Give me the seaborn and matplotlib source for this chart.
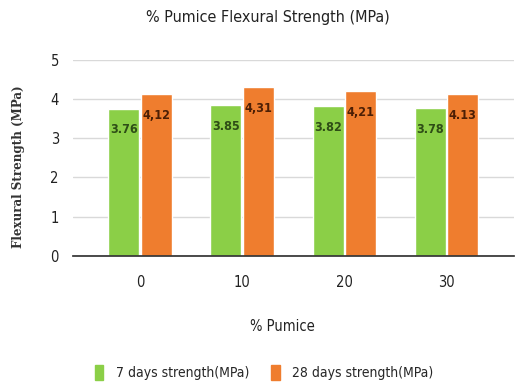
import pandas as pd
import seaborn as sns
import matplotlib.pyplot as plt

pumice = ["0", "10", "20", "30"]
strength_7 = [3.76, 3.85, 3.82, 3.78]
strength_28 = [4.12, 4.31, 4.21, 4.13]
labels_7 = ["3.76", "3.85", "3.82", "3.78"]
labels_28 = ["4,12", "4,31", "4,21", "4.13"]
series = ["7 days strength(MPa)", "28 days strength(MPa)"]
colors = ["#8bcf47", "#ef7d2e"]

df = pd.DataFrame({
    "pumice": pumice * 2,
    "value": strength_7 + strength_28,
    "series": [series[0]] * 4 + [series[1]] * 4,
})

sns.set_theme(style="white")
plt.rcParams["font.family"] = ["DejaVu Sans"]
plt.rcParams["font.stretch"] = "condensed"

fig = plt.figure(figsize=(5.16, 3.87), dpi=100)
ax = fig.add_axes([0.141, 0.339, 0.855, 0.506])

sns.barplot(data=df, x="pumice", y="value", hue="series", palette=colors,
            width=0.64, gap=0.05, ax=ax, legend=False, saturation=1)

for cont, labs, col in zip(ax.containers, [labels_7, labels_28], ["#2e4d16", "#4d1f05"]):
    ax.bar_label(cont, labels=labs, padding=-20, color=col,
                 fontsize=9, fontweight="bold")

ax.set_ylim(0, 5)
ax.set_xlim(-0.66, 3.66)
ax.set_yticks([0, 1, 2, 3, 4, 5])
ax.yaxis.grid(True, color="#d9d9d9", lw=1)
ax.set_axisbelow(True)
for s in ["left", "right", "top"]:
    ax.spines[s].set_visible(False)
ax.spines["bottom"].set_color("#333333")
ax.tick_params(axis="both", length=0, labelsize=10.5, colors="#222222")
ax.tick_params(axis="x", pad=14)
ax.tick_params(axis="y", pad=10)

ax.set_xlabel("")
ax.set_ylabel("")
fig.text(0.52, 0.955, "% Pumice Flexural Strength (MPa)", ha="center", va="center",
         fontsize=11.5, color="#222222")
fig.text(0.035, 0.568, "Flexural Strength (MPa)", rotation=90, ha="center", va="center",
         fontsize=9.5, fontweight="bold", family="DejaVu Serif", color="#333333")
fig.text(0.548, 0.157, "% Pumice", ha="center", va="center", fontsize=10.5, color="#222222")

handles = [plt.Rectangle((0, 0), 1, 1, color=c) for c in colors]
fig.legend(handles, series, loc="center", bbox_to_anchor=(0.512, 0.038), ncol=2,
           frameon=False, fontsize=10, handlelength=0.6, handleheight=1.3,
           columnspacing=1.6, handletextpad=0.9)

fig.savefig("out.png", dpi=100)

════════════════════

Prompt: Write out every line of the data that holds the word "seaborn".

Correct result:
Give me the seaborn and matplotlib source for this chart.
import seaborn as sns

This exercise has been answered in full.